Mullikin led at every call in two of his wins this year and never was more than
a half-length behind in the other two. He ran those races like he was a
reliable and expensive watch. The first quarter-miles went in 22.46-22.89 and
the first halves in 44.87-45.56 seconds.
Then at Del Mar last month, Federal Judge blazed early
fractions of 21.74 and 44.12 seconds. Mullikin was as far as 4 3/4 lengths
behind. The eventual winner Straight No Chaser lurked the whole way and never retreated
enough to make Mullikin a threat to finish first.
Applying that experience that to Saturday’s pace picture and
adding a quarter-mile, Brisset said, “Obviously coming off of a six-furlong
race, you cannot expect him to be up there, but you never know. That’s not my
job. My job is to bring him up there in the best shape possible. From there it’s
up to the horse and Flav.”
Having the 3-1 favorite lose in the Breeders’ Cup was
disappointing to bettors who backed Mullikin, but Brisset spoke of it being a
positive experience.
“You’re still running third in the Breeders’ Cup,” he said. “It’s
a championship, and you’re running against the best of the best, so nothing
wrong about running third in that race. Maybe a little surprised we were a
little further back than what I was expecting, even more with the way he broke.
But that’s the way it set up.”
Mullikin experienced something last month he had not seen when
he was going forward in his previous starts this year and maybe not since his
February 2023 debut. That was dirt flying in his face after breaking unhurriedly
from post 10.
“Maybe he didn’t travel as usual when he got the kickback
for an eighth of a mile,” Brisset said. “He got maybe a length or two further
(behind) than expected. From there you’ve got to have everything go right. …
One thing goes just a little bit sideways, and you can lose the race.”
It that sense, the Breeders’ Cup was a tale of two races for
Mullikin. The second half showed he would not back down from a fight. It also
showed he can pick up speed in the stretch whether he is leading or trailing, a
quality that may translate productively when he stretches to a mile.
“At the quarter pole, when (Prat) took him wide and made the
run, it’s not like he backed up and finished sixth, beat by 10,” Brisset said. “He
came on running, and he galloped out strong.”
Brisset acknowledged the rigors of the cross-country trip and
the five-week turnaround from the pinnacle of challenges to a longer distance for
Mullikin, who is 10: 5-3-1 with $853,612 in earnings.
“It’s a lot to ask of a horse,” he said, “but at the same
time, if we didn’t think he can do it, we won’t be here.”
Brisset also brought maiden winner Liam in the Dust, a
2-year-old Liam’s Map filly who will try again to upset 2-for-2 Muhimma.
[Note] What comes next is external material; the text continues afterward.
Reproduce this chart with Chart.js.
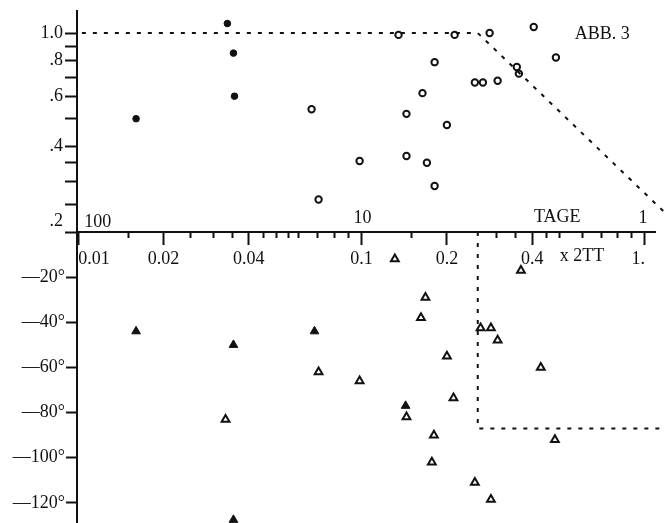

They meet
Saturday in the Demoiselle (G2), a 1 1/8-mile points prep for the May 2
Kentucky Oaks (G1). When they faced off last month in a Churchill Downs
allowance race, Liam in the Dust finished second, 5 1/2 lengths behind Muhimma.
“We’ve never been scared of one horse,” Brisset said.
The Cigar Mile card will be a guide to 2025 not only for Liam
in the Dust but also Mullikin, who is ticketed to race at age 5. One big
challenge will be how to divide assignments between the potential Eclipse Award
finalist and a Grade 2-winning 3-year-old colt by Gun Runner who is back home in
Versailles, Ky.
“We have World Record, who is a pretty nice sprinter,”
Brisset said. “He can come back next year as a 4-year-old, and we could keep
them apart. That would be a good thing.”
In other words, if Mullikin were to win the Cigar Mile, then
he might stay at longer distances. Likewise, Brisset wants to figure out whether Liam in the Dust will measure up to her stablemate Impulse Buy, a 2-year-old
Speightstown filly who won the black-type Fern Creek Stakes last Saturday at
Churchill Downs.
“It’s the time you want to try to find out where to go,”
Brisset said. As he put it about the never-ending challenges for rising stars, “Our
business is a snowball. If you stop the snowball on the top of the mountain, it’s
not going to grow. By August, the two focuses we have are to try to make the
Breeders’ Cup and already focus for the following year.”
That snowball might not last in August heat, but it looks
ready to roll this weekend in the frost of New York.